French painter and printmaker. He came from a prosperous, solidly bourgeois background. A precocious draughtsman, he received elementary art training at the municipal school and became a talented cellist who enjoyed playing the chamber music of Haydn and Beethoven in later life. His artistic career was delayed by employment in the family iron forges at Denain and at the Famars sugar refinery, although he drew caricatures under the influence of the great French satirical lithographers.
In 1838 he was exposed to a wider variety of French landscape during a two-month tour with a family friend Dr Lachèze, who also introduced Harpignies to the landscape painter and etcher Jean-Alexis Achard (1807-84), with whom he studied in Paris in 1846. His first significant group of paintings and drawings in a marginally Realist style was made with his master at Crémieu in late 1847, but the Revolution of 1848 obliged him to return home. He then stayed with Achard in Brussels, producing his first sequence of etchings.

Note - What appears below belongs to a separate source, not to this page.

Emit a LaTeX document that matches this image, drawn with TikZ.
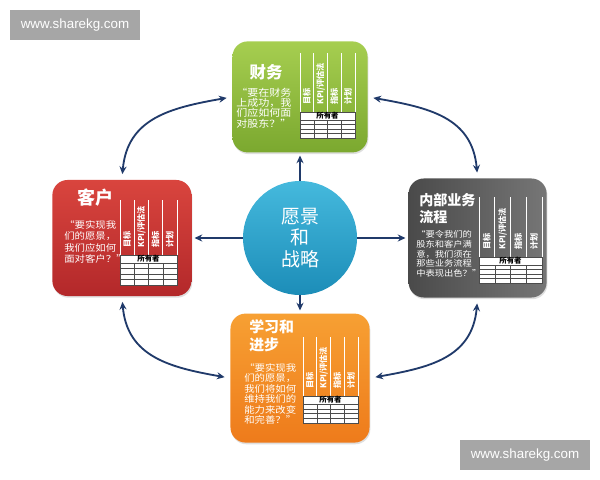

On Achard's advice, he traveled in the Netherlands, Germany and Italy, studying and painting as he went. His Italian sojourn was of considerable importance and he was to return there later in his career. His first Salon painting, show in 1853, was the View of Capri. In 1854, now back in France, he worked at Marly near the Forest of Fontainebleau where he returned often in subsequent years. He studied the works of the major Barbizon masters, who were then just becoming widely accepted and although he was never a pupil of Corot, he was deeply influenced by Corot's compositional skills and colouring. He continued to travel widely in the manner of the first generation of French realist landscape painters.
In 1863 three of his four paintings were refused by an unusually draconian Salon Jury. Offended, he spent the next two years in Italy. He was vindicated in 1865 when the Emperor purchased one of his Salon paintings. In 1866 the State acquired two pictures and he was awarded a gold medal. Over the next fifty years, he participated in virtually every Salon, often sending watercolours as well as oil paintings; and he exhibited widely outside Paris as well. In addition to his gold medal in 1866, Harpignies received numerous further prizes including the grand prix award at the Exposition Universelle in 1900.